Once again Plymouth residents say they’ve had enough of the terrible smell that sometimes comes from a local sewage processing plant.
“You can’t put your clothes out on the clothes line because your clothes will smell like the sewer,” says resident Linda Seavey.
They thought the odor problems from Soil Prep. Inc. would soon be over after a regulatory bill passed the legislature last year. But not much has changed.
“What were fighting about now is what is the proper standard for these odors,” says Republican State Rep. Ken Fredette.
Last year The Department of Environmental Protection increased the originally proposed threshold for nuisance odors… Soil Prep Inc facility manager John Barry told us off camera the scale needs to be adjusted and he’d like to see the same regulations on other odor-causing industries.
A DEP spokesperson says the have a multi-faceted approach to the smelly problem.

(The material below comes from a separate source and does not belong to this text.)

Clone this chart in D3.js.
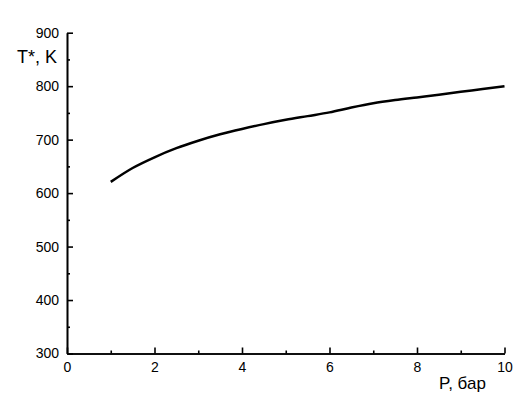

“An odor that would constitute a nuisance would be an odor that would be at a particular concentration on the scale for a particular amount of time and at a particular frequency,” explained Paula Clark, Division Director, Solid Waste.
The frustrating part of the situation for all parties is that the weather is one of the biggest factors in how far and how strong the smell is. On a rainy or windy day, the smell is the worst.
“The days that it smells my students get sick, they cry, they whine, they plead for me not to bring them out,” said Paula Leblanc, a local daycare owner.
Residents claim they’ve heard too many excuses.
“The manager of the facility explained in great detail that they had plans in the works, a process basically that we were told would basically eliminate the odor problem,” said Mike Seavey.
The plant manager did tell us they began work on a several million dollar upgrade, but the bill and its regulations scared off investors and they couldn’t afford it.
“There needs to be a proper balance between people’s property rights in their homes and businesses,” said Fredette.
Soil Prep. Inc processes waste and sells it primarily to dairy farmers. They’re the only plant in the state doing exactly that. 25 people work there.
Residents of Plymouth have collected hundreds of signatures to appeal last year’s bill and increase regulation. Meanwhile, the plant manager says he’s just doing his job and providing jobs for the community. The DEP says they are frequently assessing the situation.